__GIVEN PROBLEM__.
Write the material out again in full, word for word. Do not include the pictures.

__INFORMATION PROVIDED__.
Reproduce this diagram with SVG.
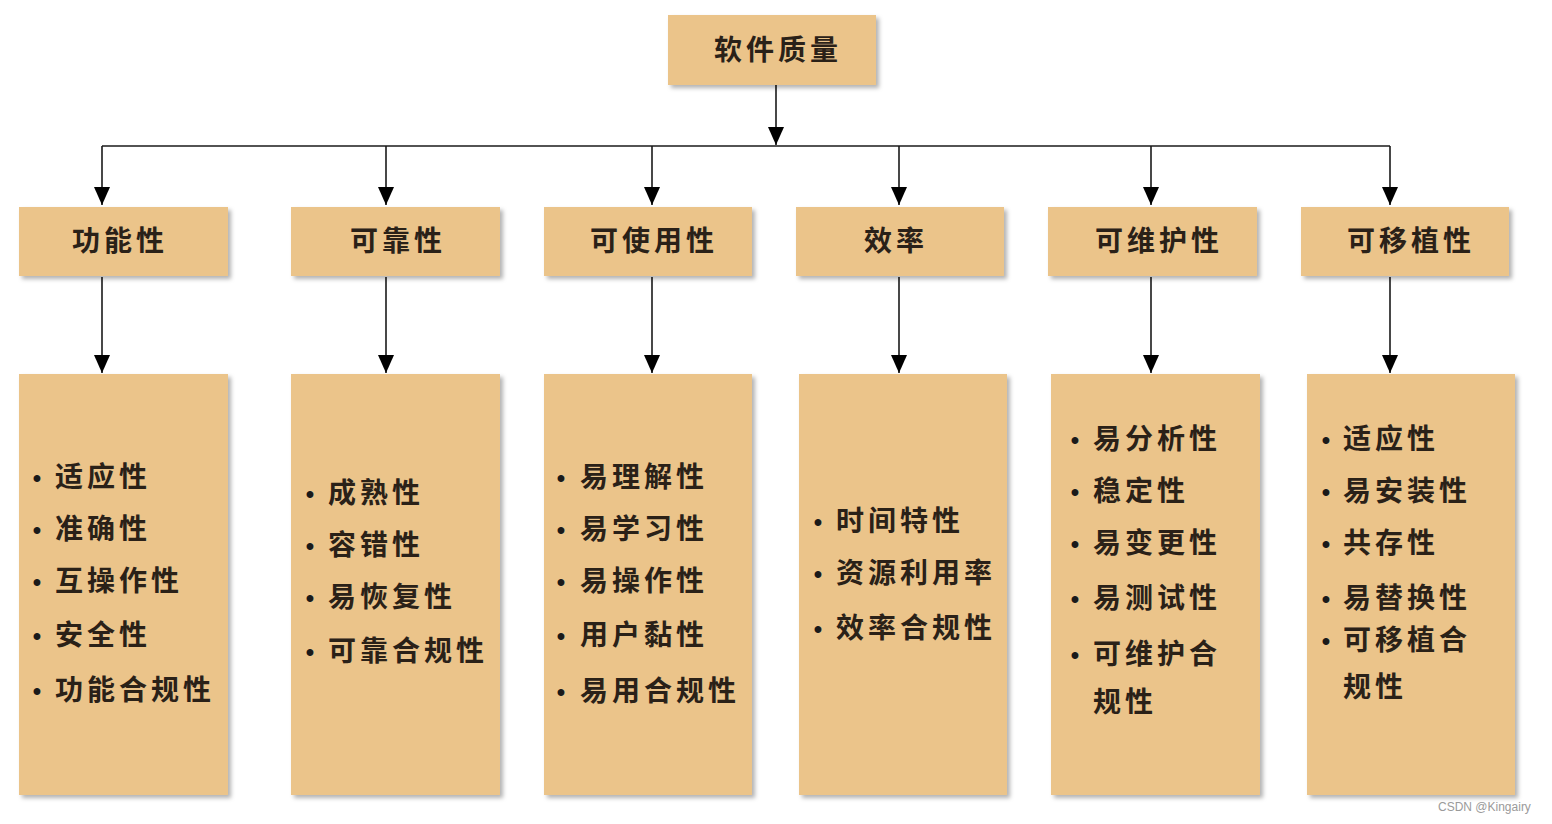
<svg xmlns="http://www.w3.org/2000/svg" width="1552" height="824" viewBox="0 0 1552 824">
<style>
.box{fill:#EBC48A;filter:url(#sh)}
.t{font-family:"Noto Sans CJK SC","Noto Sans",sans-serif;font-size:28px;font-weight:700;fill:#2a2118;letter-spacing:4px}
.c{text-anchor:middle}
.b{font-family:"Liberation Sans",Arial,sans-serif;font-size:24px;font-weight:700;fill:#1a1a1a;text-anchor:middle}
.ln{stroke:#1a1a1a;stroke-width:1.6;fill:none}
.wm{font-family:"Liberation Sans",Arial,sans-serif;font-size:12px;fill:#9a9a9a}
</style>
<defs>
<filter id="sh" x="-10%" y="-10%" width="130%" height="130%">
<feDropShadow dx="3" dy="3" stdDeviation="2" flood-color="#000" flood-opacity="0.3"/>
</filter>
<marker id="ar" viewBox="0 0 18 16" refX="18" refY="8" markerWidth="18" markerHeight="16" markerUnits="userSpaceOnUse" orient="auto">
<path d="M0,0 L18,8 L0,16 Z" fill="#000"/>
</marker>
</defs>
<rect width="1552" height="824" fill="#fff"/>

<g id="connectors">
<line class="ln" x1="776" y1="85" x2="776" y2="145" marker-end="url(#ar)"/>
<path class="ln" d="M102,146 H1390"/>
<line class="ln" x1="102" y1="146" x2="102" y2="205" marker-end="url(#ar)"/>
<line class="ln" x1="386" y1="146" x2="386" y2="205" marker-end="url(#ar)"/>
<line class="ln" x1="652" y1="146" x2="652" y2="205" marker-end="url(#ar)"/>
<line class="ln" x1="899" y1="146" x2="899" y2="205" marker-end="url(#ar)"/>
<line class="ln" x1="1151" y1="146" x2="1151" y2="205" marker-end="url(#ar)"/>
<line class="ln" x1="1390" y1="146" x2="1390" y2="205" marker-end="url(#ar)"/>
<line class="ln" x1="102" y1="277" x2="102" y2="373" marker-end="url(#ar)"/>
<line class="ln" x1="386" y1="277" x2="386" y2="373" marker-end="url(#ar)"/>
<line class="ln" x1="652" y1="277" x2="652" y2="373" marker-end="url(#ar)"/>
<line class="ln" x1="899" y1="277" x2="899" y2="373" marker-end="url(#ar)"/>
<line class="ln" x1="1151" y1="277" x2="1151" y2="373" marker-end="url(#ar)"/>
<line class="ln" x1="1390" y1="277" x2="1390" y2="373" marker-end="url(#ar)"/>
</g>

<g id="root">
<rect class="box" x="668" y="15" width="208" height="70"/>
<text class="t c" x="778" y="60">软件质量</text>
</g>

<g id="n-func"><rect class="box" x="19" y="207" width="209" height="69"/><text class="t c" x="120" y="251">功能性</text></g>
<g id="n-rel"><rect class="box" x="291" y="207" width="209" height="69"/><text class="t c" x="398" y="251">可靠性</text></g>
<g id="n-use"><rect class="box" x="544" y="207" width="208" height="69"/><text class="t c" x="654" y="251">可使用性</text></g>
<g id="n-eff"><rect class="box" x="796" y="207" width="208" height="69"/><text class="t c" x="896" y="251">效率</text></g>
<g id="n-mnt"><rect class="box" x="1048" y="207" width="209" height="69"/><text class="t c" x="1159" y="251">可维护性</text></g>
<g id="n-port"><rect class="box" x="1301" y="207" width="208" height="69"/><text class="t c" x="1411" y="251">可移植性</text></g>

<g id="d-func"><rect class="box" x="19" y="374" width="209" height="421"/>
<text class="b" x="37" y="486">•</text><text class="t" x="55" y="487">适应性</text>
<text class="b" x="37" y="538">•</text><text class="t" x="55" y="539">准确性</text>
<text class="b" x="37" y="590">•</text><text class="t" x="55" y="591">互操作性</text>
<text class="b" x="37" y="644">•</text><text class="t" x="55" y="645">安全性</text>
<text class="b" x="37" y="699">•</text><text class="t" x="55" y="700">功能合规性</text>
</g>
<g id="d-rel"><rect class="box" x="291" y="374" width="209" height="421"/>
<text class="b" x="310" y="502">•</text><text class="t" x="328" y="503">成熟性</text>
<text class="b" x="310" y="554">•</text><text class="t" x="328" y="555">容错性</text>
<text class="b" x="310" y="606">•</text><text class="t" x="328" y="607">易恢复性</text>
<text class="b" x="310" y="660">•</text><text class="t" x="328" y="661">可靠合规性</text>
</g>
<g id="d-use"><rect class="box" x="544" y="374" width="208" height="421"/>
<text class="b" x="561" y="486">•</text><text class="t" x="580" y="487">易理解性</text>
<text class="b" x="561" y="538">•</text><text class="t" x="580" y="539">易学习性</text>
<text class="b" x="561" y="590">•</text><text class="t" x="580" y="591">易操作性</text>
<text class="b" x="561" y="644">•</text><text class="t" x="580" y="645">用户黏性</text>
<text class="b" x="561" y="700">•</text><text class="t" x="580" y="701">易用合规性</text>
</g>
<g id="d-eff"><rect class="box" x="799" y="374" width="208" height="421"/>
<text class="b" x="818" y="530">•</text><text class="t" x="836" y="531">时间特性</text>
<text class="b" x="818" y="582">•</text><text class="t" x="836" y="583">资源利用率</text>
<text class="b" x="818" y="637">•</text><text class="t" x="836" y="638">效率合规性</text>
</g>
<g id="d-mnt"><rect class="box" x="1051" y="374" width="209" height="421"/>
<text class="b" x="1075" y="448">•</text><text class="t" x="1093" y="449">易分析性</text>
<text class="b" x="1075" y="500">•</text><text class="t" x="1093" y="501">稳定性</text>
<text class="b" x="1075" y="552">•</text><text class="t" x="1093" y="553">易变更性</text>
<text class="b" x="1075" y="607">•</text><text class="t" x="1093" y="608">易测试性</text>
<text class="b" x="1075" y="663">•</text><text class="t" x="1093" y="664">可维护合</text>
<text class="t" x="1093" y="712">规性</text>
</g>
<g id="d-port"><rect class="box" x="1307" y="374" width="208" height="421"/>
<text class="b" x="1326" y="448">•</text><text class="t" x="1343" y="449">适应性</text>
<text class="b" x="1326" y="500">•</text><text class="t" x="1343" y="501">易安装性</text>
<text class="b" x="1326" y="552">•</text><text class="t" x="1343" y="553">共存性</text>
<text class="b" x="1326" y="607">•</text><text class="t" x="1343" y="608">易替换性</text>
<text class="b" x="1326" y="649">•</text><text class="t" x="1343" y="650">可移植合</text>
<text class="t" x="1343" y="697">规性</text>
</g>

<text class="wm" x="1438" y="811">CSDN @Kingairy</text>
</svg>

__EXERCISE RESPONSE__.
Reproduce this diagram with SVG.
<svg xmlns="http://www.w3.org/2000/svg" width="1552" height="824" viewBox="0 0 1552 824">
<style>
.box{fill:#EBC48A;filter:url(#sh)}
.t{font-family:"Noto Sans CJK SC","Noto Sans",sans-serif;font-size:28px;font-weight:700;fill:#2a2118;letter-spacing:4px}
.c{text-anchor:middle}
.b{font-family:"Liberation Sans",Arial,sans-serif;font-size:24px;font-weight:700;fill:#1a1a1a;text-anchor:middle}
.ln{stroke:#1a1a1a;stroke-width:1.6;fill:none}
.wm{font-family:"Liberation Sans",Arial,sans-serif;font-size:12px;fill:#9a9a9a}
</style>
<defs>
<filter id="sh" x="-10%" y="-10%" width="130%" height="130%">
<feDropShadow dx="3" dy="3" stdDeviation="2" flood-color="#000" flood-opacity="0.3"/>
</filter>
<marker id="ar" viewBox="0 0 18 16" refX="18" refY="8" markerWidth="18" markerHeight="16" markerUnits="userSpaceOnUse" orient="auto">
<path d="M0,0 L18,8 L0,16 Z" fill="#000"/>
</marker>
</defs>
<rect width="1552" height="824" fill="#fff"/>

<g id="connectors">
<line class="ln" x1="776" y1="85" x2="776" y2="145" marker-end="url(#ar)"/>
<path class="ln" d="M102,146 H1390"/>
<line class="ln" x1="102" y1="146" x2="102" y2="205" marker-end="url(#ar)"/>
<line class="ln" x1="386" y1="146" x2="386" y2="205" marker-end="url(#ar)"/>
<line class="ln" x1="652" y1="146" x2="652" y2="205" marker-end="url(#ar)"/>
<line class="ln" x1="899" y1="146" x2="899" y2="205" marker-end="url(#ar)"/>
<line class="ln" x1="1151" y1="146" x2="1151" y2="205" marker-end="url(#ar)"/>
<line class="ln" x1="1390" y1="146" x2="1390" y2="205" marker-end="url(#ar)"/>
<line class="ln" x1="102" y1="277" x2="102" y2="373" marker-end="url(#ar)"/>
<line class="ln" x1="386" y1="277" x2="386" y2="373" marker-end="url(#ar)"/>
<line class="ln" x1="652" y1="277" x2="652" y2="373" marker-end="url(#ar)"/>
<line class="ln" x1="899" y1="277" x2="899" y2="373" marker-end="url(#ar)"/>
<line class="ln" x1="1151" y1="277" x2="1151" y2="373" marker-end="url(#ar)"/>
<line class="ln" x1="1390" y1="277" x2="1390" y2="373" marker-end="url(#ar)"/>
</g>

<g id="root">
<rect class="box" x="668" y="15" width="208" height="70"/>
<text class="t c" x="778" y="60">软件质量</text>
</g>

<g id="n-func"><rect class="box" x="19" y="207" width="209" height="69"/><text class="t c" x="120" y="251">功能性</text></g>
<g id="n-rel"><rect class="box" x="291" y="207" width="209" height="69"/><text class="t c" x="398" y="251">可靠性</text></g>
<g id="n-use"><rect class="box" x="544" y="207" width="208" height="69"/><text class="t c" x="654" y="251">可使用性</text></g>
<g id="n-eff"><rect class="box" x="796" y="207" width="208" height="69"/><text class="t c" x="896" y="251">效率</text></g>
<g id="n-mnt"><rect class="box" x="1048" y="207" width="209" height="69"/><text class="t c" x="1159" y="251">可维护性</text></g>
<g id="n-port"><rect class="box" x="1301" y="207" width="208" height="69"/><text class="t c" x="1411" y="251">可移植性</text></g>

<g id="d-func"><rect class="box" x="19" y="374" width="209" height="421"/>
<text class="b" x="37" y="486">•</text><text class="t" x="55" y="487">适应性</text>
<text class="b" x="37" y="538">•</text><text class="t" x="55" y="539">准确性</text>
<text class="b" x="37" y="590">•</text><text class="t" x="55" y="591">互操作性</text>
<text class="b" x="37" y="644">•</text><text class="t" x="55" y="645">安全性</text>
<text class="b" x="37" y="699">•</text><text class="t" x="55" y="700">功能合规性</text>
</g>
<g id="d-rel"><rect class="box" x="291" y="374" width="209" height="421"/>
<text class="b" x="310" y="502">•</text><text class="t" x="328" y="503">成熟性</text>
<text class="b" x="310" y="554">•</text><text class="t" x="328" y="555">容错性</text>
<text class="b" x="310" y="606">•</text><text class="t" x="328" y="607">易恢复性</text>
<text class="b" x="310" y="660">•</text><text class="t" x="328" y="661">可靠合规性</text>
</g>
<g id="d-use"><rect class="box" x="544" y="374" width="208" height="421"/>
<text class="b" x="561" y="486">•</text><text class="t" x="580" y="487">易理解性</text>
<text class="b" x="561" y="538">•</text><text class="t" x="580" y="539">易学习性</text>
<text class="b" x="561" y="590">•</text><text class="t" x="580" y="591">易操作性</text>
<text class="b" x="561" y="644">•</text><text class="t" x="580" y="645">用户黏性</text>
<text class="b" x="561" y="700">•</text><text class="t" x="580" y="701">易用合规性</text>
</g>
<g id="d-eff"><rect class="box" x="799" y="374" width="208" height="421"/>
<text class="b" x="818" y="530">•</text><text class="t" x="836" y="531">时间特性</text>
<text class="b" x="818" y="582">•</text><text class="t" x="836" y="583">资源利用率</text>
<text class="b" x="818" y="637">•</text><text class="t" x="836" y="638">效率合规性</text>
</g>
<g id="d-mnt"><rect class="box" x="1051" y="374" width="209" height="421"/>
<text class="b" x="1075" y="448">•</text><text class="t" x="1093" y="449">易分析性</text>
<text class="b" x="1075" y="500">•</text><text class="t" x="1093" y="501">稳定性</text>
<text class="b" x="1075" y="552">•</text><text class="t" x="1093" y="553">易变更性</text>
<text class="b" x="1075" y="607">•</text><text class="t" x="1093" y="608">易测试性</text>
<text class="b" x="1075" y="663">•</text><text class="t" x="1093" y="664">可维护合</text>
<text class="t" x="1093" y="712">规性</text>
</g>
<g id="d-port"><rect class="box" x="1307" y="374" width="208" height="421"/>
<text class="b" x="1326" y="448">•</text><text class="t" x="1343" y="449">适应性</text>
<text class="b" x="1326" y="500">•</text><text class="t" x="1343" y="501">易安装性</text>
<text class="b" x="1326" y="552">•</text><text class="t" x="1343" y="553">共存性</text>
<text class="b" x="1326" y="607">•</text><text class="t" x="1343" y="608">易替换性</text>
<text class="b" x="1326" y="649">•</text><text class="t" x="1343" y="650">可移植合</text>
<text class="t" x="1343" y="697">规性</text>
</g>

<text class="wm" x="1438" y="811">CSDN @Kingairy</text>
</svg>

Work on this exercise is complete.